### EXERCISE OBJECTIVE
Transcribe all of the material exactly, except for its pictures.
══ DATA EXTRACT ══
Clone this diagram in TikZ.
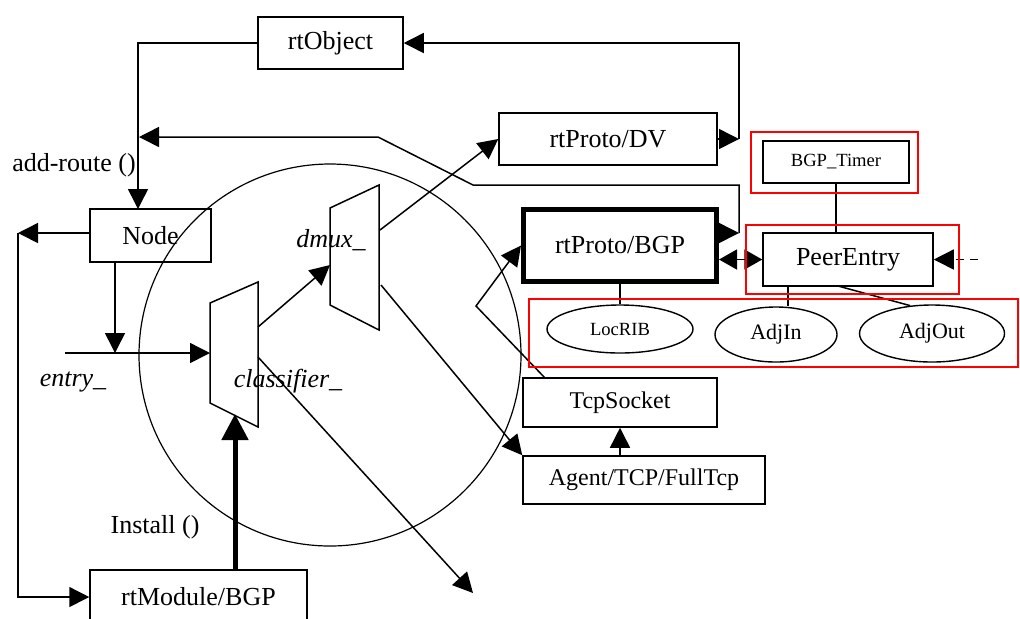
\documentclass[tikz,border=0pt]{standalone}
\usepackage{fontspec}
\setmainfont{Liberation Serif}
\usetikzlibrary{arrows.meta,calc,shapes.geometric}
\begin{document}
\begin{tikzpicture}[x=0.5pt,y=-0.5pt,
  box/.style={draw, line width=0.75pt, inner sep=0pt, font=\fontsize{13}{15}\selectfont},
  ell/.style={draw, ellipse, line width=0.7pt, inner sep=0pt},
  arr/.style={line width=0.75pt, -{Triangle[length=10pt,width=10pt]}},
  dbl/.style={line width=0.75pt, {Triangle[length=9pt,width=10pt]}-{Triangle[length=9pt,width=10pt]}},
  thickarr/.style={line width=2.5pt, -{Triangle[length=13pt,width=13pt]}},
  ln/.style={line width=0.75pt},
  redbox/.style={draw=red, line width=1pt},
  lbl/.style={font=\fontsize{13}{15}\selectfont, inner sep=0pt},
  ilbl/.style={font=\fontsize{13}{15}\selectfont\itshape, inner sep=0pt},
]
\useasboundingbox (0,0) rectangle (1020,618);
\clip (0,0) rectangle (1020,618);
\fill[white] (0,0) rectangle (1020,618);

% boxes
\node[box, minimum width=72.5pt, minimum height=26pt] (rtobj) at (330.5,43) {rtObject};
\node[box, minimum width=109pt, minimum height=26pt] (dv) at (608,139) {rtProto/DV};
\node[box, line width=2.5pt, minimum width=96.5pt, minimum height=36pt] (bgp) at (620,245.5) {rtProto/BGP};
\node[box, minimum width=73pt, minimum height=21pt, font=\fontsize{9.3}{11}\selectfont] (timer) at (836,162) {BGP\_Timer};
\node[box, minimum width=85pt, minimum height=26.5pt] (pe) at (848,259.5) {PeerEntry};
\node[box, minimum width=60.5pt, minimum height=26.5pt] (node) at (150.5,235.5) {Node};
\node[box, minimum width=97pt, minimum height=24.5pt, font=\fontsize{12}{14}\selectfont] (ts) at (620,402.5) {TcpSocket};
\node[box, minimum width=121pt, minimum height=24pt, font=\fontsize{12}{14}\selectfont] (agent) at (644,480) {Agent/TCP/FullTcp};
\node[box, minimum width=108.5pt, minimum height=27pt] (rtmod) at (198.5,597) {rtModule/BGP};

% ellipses
\node[ell, minimum width=73pt, minimum height=24pt, font=\fontsize{9.3}{11}\selectfont] (locrib) at (620,329) {LocRIB};
\node[ell, minimum width=61pt, minimum height=27.5pt, font=\fontsize{11}{13}\selectfont] (adjin) at (776,334.5) {AdjIn};
\node[ell, minimum width=72.5pt, minimum height=28.5pt, font=\fontsize{11}{13}\selectfont] (adjout) at (932,333.5) {AdjOut};

% trapezoids (classifier_ and dmux_)
\coordinate (clsA) at (210,303); \coordinate (clsB) at (258,282);
\coordinate (clsC) at (258,427); \coordinate (clsD) at (210,403);
\draw[ln] (clsA) -- (clsB) -- (clsC) -- (clsD) -- cycle;
\coordinate (dmA) at (330,208); \coordinate (dmB) at (379,185);
\coordinate (dmC) at (379,330); \coordinate (dmD) at (330,305);
\draw[ln] (dmA) -- (dmB) -- (dmC) -- (dmD) -- cycle;

% big circle
\coordinate (cc) at (330,355);
\draw[line width=0.6pt] (cc) circle[radius=95.5pt];

% labels
\node[lbl] (addroute) at (74,165) {add-route ()};
\node[lbl] (install) at (155,527) {Install ()};
\node[ilbl] (entry) at (73,382) {entry\_};
\node[ilbl] (clslbl) at (288,381) {classifier\_};
\node[ilbl] (dmlbl) at (331,240) {dmux\_};

% named coordinates
\coordinate (nodeIn) at (138,209);
\coordinate (dvj) at (739,139);
\coordinate (bgpj) at (739,233);
\coordinate (bgpk) at (739,185);
\coordinate (bgpl) at (473,185);
\coordinate (bgpm) at (378,137);
\coordinate (nodeLine) at (139,137);
\coordinate (peIn) at (978,259.5);
\coordinate (peA) at (788,286);
\coordinate (peB) at (838,286);
\coordinate (tsTop) at (545,378);
\coordinate (kink) at (476,306);
\coordinate (dmOut1) at (380,230);
\coordinate (dmOut2) at (381,285);
\coordinate (clsOut1) at (258,327);
\coordinate (dmIn) at (330,265);
\coordinate (clsOut2) at (258,357);
\coordinate (freeEnd) at (473,593);
\coordinate (nodeBot) at (115,262);
\coordinate (entryJ) at (115,353);
\coordinate (entryStart) at (65,353);
\coordinate (clsIn) at (210,353);
\coordinate (leftJ) at (18,233);
\coordinate (rtmodTop) at (235,570);
\coordinate (clsBot) at (235,414);

% connectors
\draw[arr] (rtobj.west) -| (nodeIn);
\draw[arr] (dv.east) -- (dvj);
\draw[arr] (dvj) |- (rtobj.east);
\draw[arr] (bgp.east |- bgpj) -- (bgpj);
\draw[arr] (bgpj) -- (bgpk) -- (bgpl) -- (bgpm) -- (nodeLine);
\draw[dbl] (bgp.east |- pe.west) -- (pe.west);
\draw[arr, dash pattern=on 4pt off 3pt] (peIn) -- (pe.east);
\draw[ln] (timer.south) -- (timer.south |- pe.north);
\draw[ln] (peA) -- (peA |- adjin.north);
\draw[ln] (peB) -- (adjout.128);
\draw[ln] (bgp.south) -- (locrib.north);
\draw[arr] (tsTop) -- (kink) -- (bgp.west);
\draw[arr] (ts.south |- agent.north) -- (ts.south);
\draw[arr] (dmOut2) -- (agent.north west);
\draw[arr] (dmOut1) -- (dv.west);
\draw[arr] (clsOut1) -- (dmIn);
\draw[arr] (clsOut2) -- (freeEnd);
\draw[arr] (nodeBot) -- (entryJ);
\draw[arr] (entryStart) -- (clsIn);
\draw[arr] (node.west |- leftJ) -- (leftJ);
\draw[arr] (leftJ) |- (rtmod.west);
\draw[thickarr] (rtmodTop) -- (clsBot);

% red highlight boxes
\draw[redbox] (751,132) rectangle (918,193);
\draw[redbox] (746,225) rectangle (959,294);
\draw[redbox] (529,299) rectangle (1018,367);
\end{tikzpicture}
\end{document}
═══
### SOLUTION FOR THIS TASK
Clone this diagram in TikZ.
\documentclass[tikz,border=0pt]{standalone}
\usepackage{fontspec}
\setmainfont{Liberation Serif}
\usetikzlibrary{arrows.meta,calc,shapes.geometric}
\begin{document}
\begin{tikzpicture}[x=0.5pt,y=-0.5pt,
  box/.style={draw, line width=0.75pt, inner sep=0pt, font=\fontsize{13}{15}\selectfont},
  ell/.style={draw, ellipse, line width=0.7pt, inner sep=0pt},
  arr/.style={line width=0.75pt, -{Triangle[length=10pt,width=10pt]}},
  dbl/.style={line width=0.75pt, {Triangle[length=9pt,width=10pt]}-{Triangle[length=9pt,width=10pt]}},
  thickarr/.style={line width=2.5pt, -{Triangle[length=13pt,width=13pt]}},
  ln/.style={line width=0.75pt},
  redbox/.style={draw=red, line width=1pt},
  lbl/.style={font=\fontsize{13}{15}\selectfont, inner sep=0pt},
  ilbl/.style={font=\fontsize{13}{15}\selectfont\itshape, inner sep=0pt},
]
\useasboundingbox (0,0) rectangle (1020,618);
\clip (0,0) rectangle (1020,618);
\fill[white] (0,0) rectangle (1020,618);

% boxes
\node[box, minimum width=72.5pt, minimum height=26pt] (rtobj) at (330.5,43) {rtObject};
\node[box, minimum width=109pt, minimum height=26pt] (dv) at (608,139) {rtProto/DV};
\node[box, line width=2.5pt, minimum width=96.5pt, minimum height=36pt] (bgp) at (620,245.5) {rtProto/BGP};
\node[box, minimum width=73pt, minimum height=21pt, font=\fontsize{9.3}{11}\selectfont] (timer) at (836,162) {BGP\_Timer};
\node[box, minimum width=85pt, minimum height=26.5pt] (pe) at (848,259.5) {PeerEntry};
\node[box, minimum width=60.5pt, minimum height=26.5pt] (node) at (150.5,235.5) {Node};
\node[box, minimum width=97pt, minimum height=24.5pt, font=\fontsize{12}{14}\selectfont] (ts) at (620,402.5) {TcpSocket};
\node[box, minimum width=121pt, minimum height=24pt, font=\fontsize{12}{14}\selectfont] (agent) at (644,480) {Agent/TCP/FullTcp};
\node[box, minimum width=108.5pt, minimum height=27pt] (rtmod) at (198.5,597) {rtModule/BGP};

% ellipses
\node[ell, minimum width=73pt, minimum height=24pt, font=\fontsize{9.3}{11}\selectfont] (locrib) at (620,329) {LocRIB};
\node[ell, minimum width=61pt, minimum height=27.5pt, font=\fontsize{11}{13}\selectfont] (adjin) at (776,334.5) {AdjIn};
\node[ell, minimum width=72.5pt, minimum height=28.5pt, font=\fontsize{11}{13}\selectfont] (adjout) at (932,333.5) {AdjOut};

% trapezoids (classifier_ and dmux_)
\coordinate (clsA) at (210,303); \coordinate (clsB) at (258,282);
\coordinate (clsC) at (258,427); \coordinate (clsD) at (210,403);
\draw[ln] (clsA) -- (clsB) -- (clsC) -- (clsD) -- cycle;
\coordinate (dmA) at (330,208); \coordinate (dmB) at (379,185);
\coordinate (dmC) at (379,330); \coordinate (dmD) at (330,305);
\draw[ln] (dmA) -- (dmB) -- (dmC) -- (dmD) -- cycle;

% big circle
\coordinate (cc) at (330,355);
\draw[line width=0.6pt] (cc) circle[radius=95.5pt];

% labels
\node[lbl] (addroute) at (74,165) {add-route ()};
\node[lbl] (install) at (155,527) {Install ()};
\node[ilbl] (entry) at (73,382) {entry\_};
\node[ilbl] (clslbl) at (288,381) {classifier\_};
\node[ilbl] (dmlbl) at (331,240) {dmux\_};

% named coordinates
\coordinate (nodeIn) at (138,209);
\coordinate (dvj) at (739,139);
\coordinate (bgpj) at (739,233);
\coordinate (bgpk) at (739,185);
\coordinate (bgpl) at (473,185);
\coordinate (bgpm) at (378,137);
\coordinate (nodeLine) at (139,137);
\coordinate (peIn) at (978,259.5);
\coordinate (peA) at (788,286);
\coordinate (peB) at (838,286);
\coordinate (tsTop) at (545,378);
\coordinate (kink) at (476,306);
\coordinate (dmOut1) at (380,230);
\coordinate (dmOut2) at (381,285);
\coordinate (clsOut1) at (258,327);
\coordinate (dmIn) at (330,265);
\coordinate (clsOut2) at (258,357);
\coordinate (freeEnd) at (473,593);
\coordinate (nodeBot) at (115,262);
\coordinate (entryJ) at (115,353);
\coordinate (entryStart) at (65,353);
\coordinate (clsIn) at (210,353);
\coordinate (leftJ) at (18,233);
\coordinate (rtmodTop) at (235,570);
\coordinate (clsBot) at (235,414);

% connectors
\draw[arr] (rtobj.west) -| (nodeIn);
\draw[arr] (dv.east) -- (dvj);
\draw[arr] (dvj) |- (rtobj.east);
\draw[arr] (bgp.east |- bgpj) -- (bgpj);
\draw[arr] (bgpj) -- (bgpk) -- (bgpl) -- (bgpm) -- (nodeLine);
\draw[dbl] (bgp.east |- pe.west) -- (pe.west);
\draw[arr, dash pattern=on 4pt off 3pt] (peIn) -- (pe.east);
\draw[ln] (timer.south) -- (timer.south |- pe.north);
\draw[ln] (peA) -- (peA |- adjin.north);
\draw[ln] (peB) -- (adjout.128);
\draw[ln] (bgp.south) -- (locrib.north);
\draw[arr] (tsTop) -- (kink) -- (bgp.west);
\draw[arr] (ts.south |- agent.north) -- (ts.south);
\draw[arr] (dmOut2) -- (agent.north west);
\draw[arr] (dmOut1) -- (dv.west);
\draw[arr] (clsOut1) -- (dmIn);
\draw[arr] (clsOut2) -- (freeEnd);
\draw[arr] (nodeBot) -- (entryJ);
\draw[arr] (entryStart) -- (clsIn);
\draw[arr] (node.west |- leftJ) -- (leftJ);
\draw[arr] (leftJ) |- (rtmod.west);
\draw[thickarr] (rtmodTop) -- (clsBot);

% red highlight boxes
\draw[redbox] (751,132) rectangle (918,193);
\draw[redbox] (746,225) rectangle (959,294);
\draw[redbox] (529,299) rectangle (1018,367);
\end{tikzpicture}
\end{document}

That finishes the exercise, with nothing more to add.